# Information provided
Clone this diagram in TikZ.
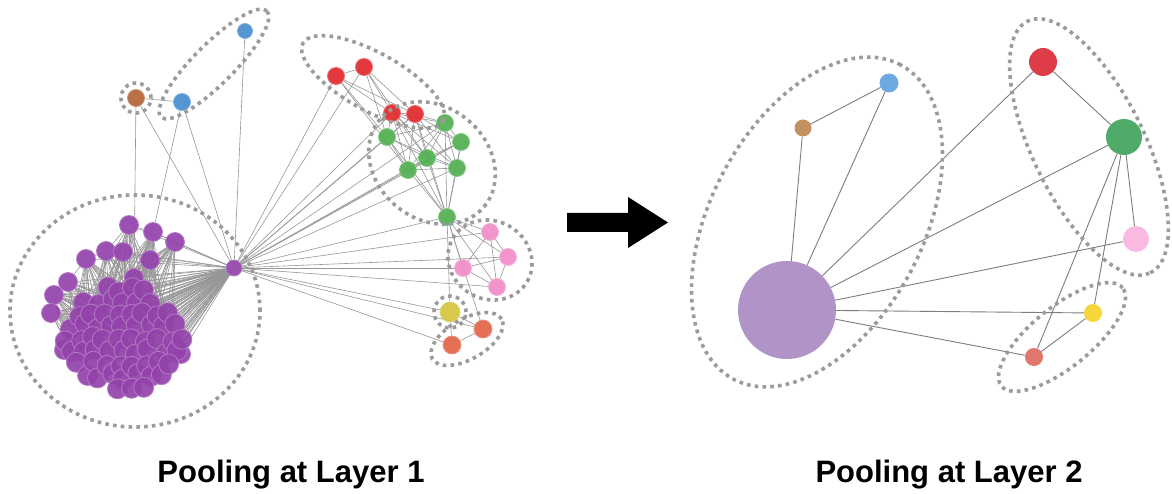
\documentclass[tikz,border=0pt]{standalone}
\usepackage{fontspec}
\setmainfont{Liberation Sans}
\pgfdeclarelayer{edgelayer}
\pgfsetlayers{edgelayer,main}
\definecolor{dotgray}{RGB}{155,155,155}
\definecolor{ledgec}{RGB}{150,150,150}
\definecolor{redgec}{RGB}{125,125,125}
\definecolor{Lblue}{RGB}{70,140,205}
\definecolor{Lbrown}{RGB}{178,100,55}
\definecolor{Lpurple}{RGB}{146,66,170}
\definecolor{Lred}{RGB}{225,40,45}
\definecolor{Lgreen}{RGB}{80,175,80}
\definecolor{Lpink}{RGB}{240,140,200}
\definecolor{Lyellow}{RGB}{212,196,60}
\definecolor{Lorange}{RGB}{225,100,70}
\definecolor{Rpurple}{RGB}{176,148,200}
\definecolor{Rblue}{RGB}{110,170,225}
\definecolor{Rbrown}{RGB}{195,145,95}
\definecolor{Rred}{RGB}{222,60,70}
\definecolor{Rgreen}{RGB}{80,170,105}
\definecolor{Rpink}{RGB}{250,185,225}
\definecolor{Ryellow}{RGB}{245,215,60}
\definecolor{Rsalmon}{RGB}{225,120,110}
\begin{document}
\begin{tikzpicture}[x=1pt,y=-1pt,
  vtx/.style={circle,inner sep=0pt,minimum size=#1,line width=0.8pt},
  lv/.style={vtx=17pt,fill=#1,draw=#1!70!white,fill opacity=0.92},
  rv/.style={circle,inner sep=0pt,fill=#1,draw=none},
  ledge/.style={draw=ledgec,line width=0.6pt},
  redge/.style={draw=redgec,line width=0.9pt},
  dotring/.style={draw=dotgray,line width=3.6pt,dash pattern=on 3.6pt off 4.2pt},
  lbl/.style={font=\fontsize{31}{36}\selectfont\bfseries,anchor=base,inner sep=0pt}]
\useasboundingbox (0,0) rectangle (1172,494);

% ---------- Left graph: nodes ----------
\node[lv=Lblue,vtx=15pt] (b1) at (245,31) {};
\node[lv=Lblue] (b2) at (182,102) {};
\node[lv=Lbrown] (br) at (136,98) {};
\node[lv=Lpurple,vtx=16pt] (hub) at (234,268) {};
\node[lv=Lred] (r1) at (336,76) {};
\node[lv=Lred] (r2) at (364,67) {};
\node[lv=Lred] (r3) at (392,113) {};
\node[lv=Lred] (r4) at (415,114) {};
\node[lv=Lgreen] (g1) at (387,137) {};
\node[lv=Lgreen] (g2) at (445,123) {};
\node[lv=Lgreen] (g3) at (461,142) {};
\node[lv=Lgreen] (g4) at (427,158) {};
\node[lv=Lgreen] (g5) at (408,170) {};
\node[lv=Lgreen] (g6) at (457,168) {};
\node[lv=Lgreen] (g7) at (447,217) {};
\node[lv=Lpink] (k1) at (490,232) {};
\node[lv=Lpink] (k2) at (508,257) {};
\node[lv=Lpink] (k3) at (463,268) {};
\node[lv=Lpink] (k4) at (497,287) {};
\node[lv=Lyellow,vtx=20pt] (ye) at (450,312) {};
\node[lv=Lorange,vtx=18pt] (o1) at (483,329) {};
\node[lv=Lorange,vtx=18pt] (o2) at (452,345) {};

% outer cluster nodes
\foreach \n/\px/\py in {c1/129/225,c2/153/232,c3/175/242,c4/106/251,c5/123/252,c6/86/259,
  c7/150/260,c8/134/278,c9/68/282,c10/54/295,c11/51/313,c12/181/354,c13/64/350}{
  \node[lv=Lpurple,vtx=19pt] (\n) at (\px,\py) {};
  \begin{pgfonlayer}{edgelayer}\draw[ledge] (hub) -- (\n);\end{pgfonlayer}
}

% inner cluster nodes
\pgfmathsetseed{23}
\foreach \i in {0,...,9}{
  \foreach \j in {0,...,8}{
    \pgfmathsetmacro{\px}{66+\i*13+mod(\j,2)*6+rand*3}
    \pgfmathsetmacro{\py}{289+\j*12.5+rand*3}
    \pgfmathtruncatemacro{\ins}{((\px-123)/60)^2+((\py-338)/53)^2<1 ? 1 : 0}
    \ifnum\ins=1
      \node[lv=Lpurple,vtx=20pt] (p-\i-\j) at (\px,\py) {};
      \begin{pgfonlayer}{edgelayer}
        \draw[ledge] (hub) -- (p-\i-\j);
        \foreach \o in {c1,c2,c3,c4,c5,c6,c7,c8,c9,c10,c11}{
          \pgfmathtruncatemacro{\pick}{rnd<0.3 ? 1 : 0}
          \ifnum\pick=1 \draw[ledge] (\o) -- (p-\i-\j);\fi
        }
      \end{pgfonlayer}
    \fi
  }
}

% ---------- Left graph: edges ----------
\begin{pgfonlayer}{edgelayer}
\foreach \a/\b in {br/b2,br/hub,br/c8,b2/c2,b2/hub,b1/hub,
  c1/c2,c2/c3,c1/c5,c4/c5,c4/c6,c5/c7,c2/c7,c3/c7,c6/c9,c9/c10,c10/c11,c1/c4,c3/c8,c5/c8,
  r1/r2,r1/r3,r1/r4,r2/r3,r2/r4,r3/r4,r1/g1,r2/g1,r1/g5,r2/g4,
  r3/g1,r3/g2,r3/g3,r3/g4,r3/g5,r3/g6,r3/g7,r4/g1,r4/g2,r4/g3,r4/g4,r4/g5,r4/g6,r4/g7,
  g1/g2,g1/g4,g1/g5,g1/g6,g1/g7,g2/g3,g2/g4,g2/g5,g2/g6,g3/g4,g3/g6,g3/g5,g4/g5,g4/g6,
  g4/g7,g5/g6,g5/g7,g6/g7,g2/g7,g3/g7,
  g7/k1,g7/k2,g7/k3,g7/k4,g7/ye,g7/o1,
  k1/k2,k1/k3,k1/k4,k2/k3,k2/k4,k3/k4,ye/o1,ye/o2,o1/o2}{
  \draw[ledge] (\a) -- (\b);
}
\foreach \t in {r1,r2,r3,r4,g1,g2,g3,g4,g5,g6,g7,k1,k2,k3,k4,ye,o1,o2}{
  \draw[ledge] (hub) -- (\t);
}
\end{pgfonlayer}

% ---------- Left graph: dotted groups ----------
\draw[dotring] (135,311) ellipse [x radius=125pt, y radius=116pt];
\draw[dotring] (136,98) circle [radius=15pt];
\draw[dotring, rotate around={45:(214,64)}] (214,64) ellipse [x radius=75pt, y radius=20pt];
\draw[dotring, rotate around={-29:(373,82)}] (373,82) ellipse [x radius=80pt, y radius=29pt];
\draw[dotring, rotate around={-40:(432,163)}] (432,163) ellipse [x radius=68pt, y radius=56pt];
\draw[dotring, rotate around={-30:(490,260)}] (490,260) ellipse [x radius=43pt, y radius=39pt];
\draw[dotring] (450,312) circle [radius=16pt];
\draw[dotring, rotate around={30:(467,339)}] (467,339) ellipse [x radius=40pt, y radius=20pt];

% ---------- Arrow ----------
\fill[black] (567,213) -- (628,213) -- (628,197) -- (668,222.5) -- (628,248) -- (628,232) -- (567,232) -- cycle;

% ---------- Right graph ----------
\node[rv=Rpurple,minimum size=98pt] (P) at (787,310) {};
\node[rv=Rblue,minimum size=19pt] (B) at (889,83) {};
\node[rv=Rbrown,minimum size=17pt] (Br) at (803,128) {};
\node[rv=Rred,minimum size=28pt] (R) at (1043,62) {};
\node[rv=Rgreen,minimum size=36pt] (G) at (1124,137) {};
\node[rv=Rpink,minimum size=26pt] (K) at (1136,239) {};
\node[rv=Ryellow,minimum size=18pt] (Y) at (1093,313) {};
\node[rv=Rsalmon,minimum size=18pt] (S) at (1034,357) {};
\begin{pgfonlayer}{edgelayer}
\foreach \a/\b in {Br/B,Br/P,B/P,P/R,P/G,P/K,P/Y,P/S,R/G,G/K,G/Y,G/S,Y/S}{
  \draw[redge] (\a) -- (\b);
}
\end{pgfonlayer}
\draw[dotring, rotate around={62:(817,222)}] (817,222) ellipse [x radius=178pt, y radius=106pt];
\draw[dotring, rotate around={-64:(1089,147)}] (1089,147) ellipse [x radius=140pt, y radius=56pt];
\draw[dotring, rotate around={39:(1062,337)}] (1062,337) ellipse [x radius=78pt, y radius=30pt];

% ---------- Labels ----------
\node[lbl] (t1) at (291,482) {Pooling at Layer 1};
\node[lbl] (t2) at (949,482) {Pooling at Layer 2};
\end{tikzpicture}
\end{document}
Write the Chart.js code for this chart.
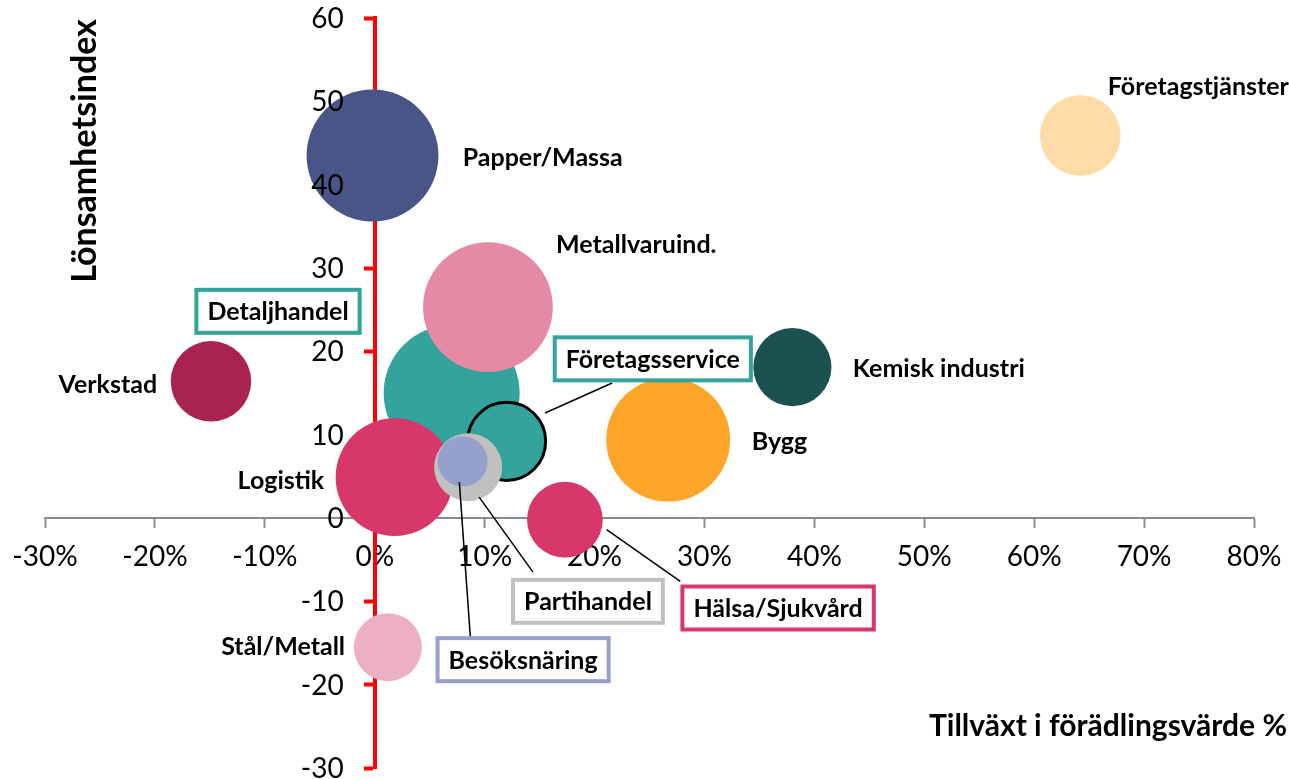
<!DOCTYPE html>
<html>
<head>
<meta charset="utf-8">
<script src="https://cdn.jsdelivr.net/npm/chart.js@4.4.1/dist/chart.umd.min.js"></script>
<style>
  html, body { margin: 0; padding: 0; background: #ffffff; }
  #chart { display: block; }
</style>
</head>
<body>
<canvas id="chart" width="1289" height="779"></canvas>
<script>
// ========================================
// DATA (largest bubble first, so the small ones end up on top)
// ========================================
const sectors = ['Detaljhandel', 'Papper/Massa', 'Metallvaruind.', 'Bygg', 'Logistik', 'Verkstad',
                 'Företagstjänster', 'Företagsservice', 'Kemisk industri', 'Hälsa/Sjukvård',
                 'Partihandel', 'Stål/Metall', 'Besöksnäring'];
const growth        = [7.0, -0.2, 10.3, 26.7, 1.8, -14.9, 64.2, 12.0, 38.0, 17.3, 8.5, 1.2, 8.0];   // tillväxt i förädlingsvärde, %
const profitability = [15.0, 43.5, 25.3, 9.4, 4.9, 16.4, 45.9, 9.2, 18.1, -0.2, 6.1, -15.5, 6.8]; // lönsamhetsindex
const bubbleSize    = [100, 94, 91, 83, 75, 35, 35, 33, 33, 31, 25, 25, 13.5];

const xTickValues = [-30, -20, -10, 0, 10, 20, 30, 40, 50, 60, 70, 80];
const yTickValues = [-30, -20, -10, 0, 10, 20, 30, 40, 50, 60];

const xTitle = 'Tillväxt i förädlingsvärde %';
const yTitle = 'Lönsamhetsindex';

// ========================================
// STYLE
// ========================================
const FONT = 'Lato, "Noto Sans", sans-serif';
const MAX_RADIUS = 68;
const TICK_FONT_SIZE = 28;

const SECTOR_COLORS = {
    'Detaljhandel': '#33a39b',
    'Papper/Massa': '#485586',
    'Metallvaruind.': '#e58aa4',
    'Bygg': '#fda629',
    'Logistik': '#d83869',
    'Verkstad': '#a8234f',
    'Företagstjänster': '#ffdba8',
    'Företagsservice': '#33a39b',
    'Kemisk industri': '#1b5250',
    'Hälsa/Sjukvård': '#d83869',
    'Partihandel': '#c0c0c0',
    'Stål/Metall': '#edb0c3',
    'Besöksnäring': '#95a1cc'
};

// label placement in chart units (x = %, y = index)
const LABEL_SPOTS = {
    'Papper/Massa':     { x: 8.0,   y: 43.3,  align: 'left' },
    'Företagstjänster': { x: 66.7,  y: 51.8,  align: 'left' },
    'Metallvaruind.':   { x: 16.5,  y: 32.9,  align: 'left' },
    'Kemisk industri':  { x: 43.5,  y: 18.0,  align: 'left' },
    'Bygg':             { x: 34.3,  y: 9.2,   align: 'left' },
    'Verkstad':         { x: -19.8, y: 16.1,  align: 'right' },
    'Logistik':         { x: -4.6,  y: 4.6,   align: 'right' },
    'Stål/Metall':      { x: -2.7,  y: -15.3, align: 'right' },
    'Detaljhandel':     { x: -8.8,  y: 24.8,  align: 'center', box: true },
    'Företagsservice':  { x: 25.3,  y: 19.1,  align: 'center', box: true, leader: [[15.5, 12.6], [21.6, 16.2]] },
    'Partihandel':      { x: 19.4,  y: -10.0, align: 'center', box: true, leader: [[9.5, 2.5], [14.4, -6.5]] },
    'Hälsa/Sjukvård':   { x: 36.7,  y: -10.8, align: 'center', box: true, leader: [[21.1, -1.4], [27.8, -7.6]] },
    'Besöksnäring':     { x: 13.5,  y: -17.0, align: 'center', box: true, leader: [[7.7, 4.3], [8.7, -14.3]] }
};

// ========================================
// PLUGINS
// ========================================
const sectorLabelPlugin = {
    id: 'sectorLabels',
    afterDatasetsDraw: function(chart) {
        const ctx = chart.ctx;
        const xs = chart.scales.x;
        const ys = chart.scales.y;

        ctx.save();
        ctx.font = 'bold 25px ' + FONT;
        ctx.textBaseline = 'middle';

        sectors.forEach((name) => {
            const spot = LABEL_SPOTS[name];
            if (!spot) return;
            const px = xs.getPixelForValue(spot.x);
            const py = ys.getPixelForValue(spot.y);

            if (spot.leader) {
                ctx.strokeStyle = '#000000';
                ctx.lineWidth = 1.5;
                ctx.beginPath();
                ctx.moveTo(xs.getPixelForValue(spot.leader[0][0]), ys.getPixelForValue(spot.leader[0][1]));
                ctx.lineTo(xs.getPixelForValue(spot.leader[1][0]), ys.getPixelForValue(spot.leader[1][1]));
                ctx.stroke();
            }

            if (spot.box) {
                const w = ctx.measureText(name).width + 22;
                const h = 43;
                ctx.fillStyle = '#ffffff';
                ctx.fillRect(px - w / 2, py - h / 2, w, h);
                ctx.strokeStyle = SECTOR_COLORS[name];
                ctx.lineWidth = 4;
                ctx.strokeRect(px - w / 2, py - h / 2, w, h);
            }

            ctx.fillStyle = '#000000';
            ctx.textAlign = spot.align;
            ctx.fillText(name, px, py + 1);
        });
        ctx.restore();
    }
};

// y labels of an axis that sits at x = 0: Chart.js puts them flush on the line,
// so they are drawn here with the usual gap
const yTickLabelPlugin = {
    id: 'yTickLabels',
    afterDraw: function(chart) {
        const ctx = chart.ctx;
        const ys = chart.scales.y;
        const axisX = chart.scales.x.getPixelForValue(0);
        ctx.save();
        ctx.font = TICK_FONT_SIZE + 'px ' + FONT;
        ctx.fillStyle = '#000000';
        ctx.textAlign = 'right';
        ctx.textBaseline = 'middle';
        ys.ticks.forEach((t) => {
            ctx.fillText(String(t.value), axisX - 31, ys.getPixelForValue(t.value) + 1);
        });
        ctx.restore();
    }
};

const axisTitlePlugin = {
    id: 'axisTitles',
    afterDraw: function(chart) {
        const ctx = chart.ctx;
        ctx.save();
        ctx.fillStyle = '#000000';
        ctx.textBaseline = 'middle';

        ctx.font = 'bold 34px ' + FONT;
        ctx.translate(85, 151);
        ctx.rotate(-Math.PI / 2);
        ctx.textAlign = 'center';
        ctx.fillText(yTitle, 0, 0);
        ctx.setTransform(1, 0, 0, 1, 0, 0);

        ctx.font = 'bold 30px ' + FONT;
        ctx.textAlign = 'right';
        ctx.fillText(xTitle, 1287, 726);
        ctx.restore();
    }
};

// ========================================
// CHART
// ========================================
function noScalePadding(scale) {
    scale.paddingLeft = 0;
    scale.paddingRight = 0;
    scale.paddingTop = 0;
    scale.paddingBottom = 0;
}

function createBubbleData() {
    return sectors.map((name, i) => ({
        x: growth[i],
        y: profitability[i],
        r: MAX_RADIUS * Math.sqrt(bubbleSize[i] / 100)
    }));
}

const ctx = document.getElementById('chart').getContext('2d');
const chart = new Chart(ctx, {
    type: 'bubble',
    data: {
        datasets: [{
            label: 'Branscher',
            data: createBubbleData(),
            backgroundColor: sectors.map(s => SECTOR_COLORS[s]),
            borderColor: sectors.map(s => s === 'Företagsservice' ? '#000000' : SECTOR_COLORS[s]),
            borderWidth: sectors.map(s => s === 'Företagsservice' ? 3 : 0),
            hoverRadius: 0,
            clip: false
        }]
    },
    options: {
        responsive: false,
        devicePixelRatio: 1,
        animation: false,
        events: [],
        layout: {
            autoPadding: false,
            padding: { left: 45, right: 35, top: 18, bottom: 11 }
        },
        scales: {
            x: {
                type: 'linear',
                position: { y: 0 },
                min: xTickValues[0],
                max: xTickValues[xTickValues.length - 1],
                afterBuildTicks: (scale) => { scale.ticks = xTickValues.map(v => ({ value: v })); },
                afterFit: noScalePadding,
                ticks: {
                    color: '#000000',
                    font: { family: FONT, size: TICK_FONT_SIZE },
                    padding: 13,
                    maxRotation: 0,
                    autoSkip: false,
                    callback: (v) => v + '%'
                },
                grid: {
                    drawOnChartArea: false,
                    drawTicks: true,
                    tickLength: 9,
                    tickColor: '#8c8c8c',
                    tickWidth: 2
                },
                border: { color: '#8c8c8c', width: 2 }
            },
            y: {
                type: 'linear',
                position: { x: 0 },
                min: yTickValues[0],
                max: yTickValues[yTickValues.length - 1],
                afterBuildTicks: (scale) => { scale.ticks = yTickValues.map(v => ({ value: v })); },
                afterFit: noScalePadding,
                ticks: { display: false },
                grid: {
                    drawOnChartArea: false,
                    drawTicks: true,
                    tickLength: 9,
                    tickColor: '#ff0000',
                    tickWidth: 4
                },
                border: { color: '#ff0000', width: 4 }
            }
        },
        plugins: {
            legend: { display: false },
            tooltip: { enabled: false }
        }
    },
    plugins: [sectorLabelPlugin, yTickLabelPlugin, axisTitlePlugin]
});
</script>
</body>
</html>
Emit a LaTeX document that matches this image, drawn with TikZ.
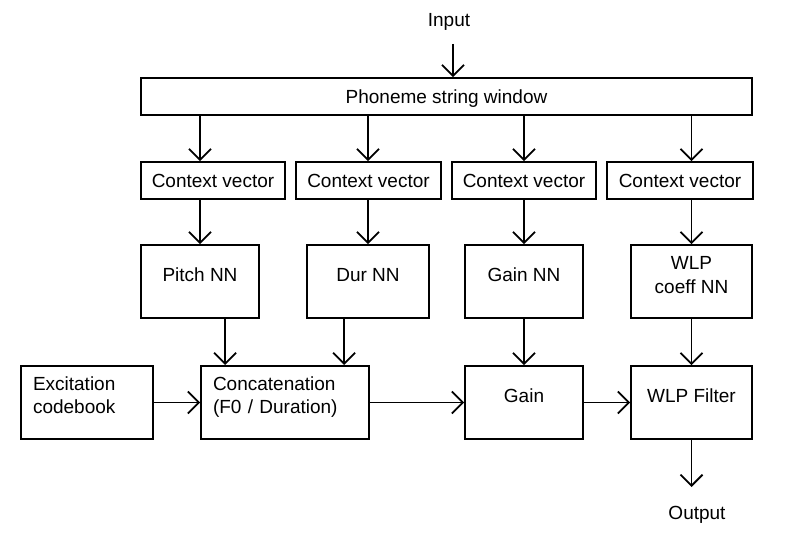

# Goal of the exercise
From the line containing "Write the Chart.js code for this chart." to the line containing "const TICK_FONT_SIZE = 28;", both lines included, give the text again exactly, without any pictures.

# Written solution
Write the Chart.js code for this chart.
<!DOCTYPE html>
<html>
<head>
<meta charset="utf-8">
<script src="https://cdn.jsdelivr.net/npm/chart.js@4.4.1/dist/chart.umd.min.js"></script>
<style>
  html, body { margin: 0; padding: 0; background: #ffffff; }
  #chart { display: block; }
</style>
</head>
<body>
<canvas id="chart" width="1289" height="779"></canvas>
<script>
// ========================================
// DATA (largest bubble first, so the small ones end up on top)
// ========================================
const sectors = ['Detaljhandel', 'Papper/Massa', 'Metallvaruind.', 'Bygg', 'Logistik', 'Verkstad',
                 'Företagstjänster', 'Företagsservice', 'Kemisk industri', 'Hälsa/Sjukvård',
                 'Partihandel', 'Stål/Metall', 'Besöksnäring'];
const growth        = [7.0, -0.2, 10.3, 26.7, 1.8, -14.9, 64.2, 12.0, 38.0, 17.3, 8.5, 1.2, 8.0];   // tillväxt i förädlingsvärde, %
const profitability = [15.0, 43.5, 25.3, 9.4, 4.9, 16.4, 45.9, 9.2, 18.1, -0.2, 6.1, -15.5, 6.8]; // lönsamhetsindex
const bubbleSize    = [100, 94, 91, 83, 75, 35, 35, 33, 33, 31, 25, 25, 13.5];

const xTickValues = [-30, -20, -10, 0, 10, 20, 30, 40, 50, 60, 70, 80];
const yTickValues = [-30, -20, -10, 0, 10, 20, 30, 40, 50, 60];

const xTitle = 'Tillväxt i förädlingsvärde %';
const yTitle = 'Lönsamhetsindex';

// ========================================
// STYLE
// ========================================
const FONT = 'Lato, "Noto Sans", sans-serif';
const MAX_RADIUS = 68;
const TICK_FONT_SIZE = 28;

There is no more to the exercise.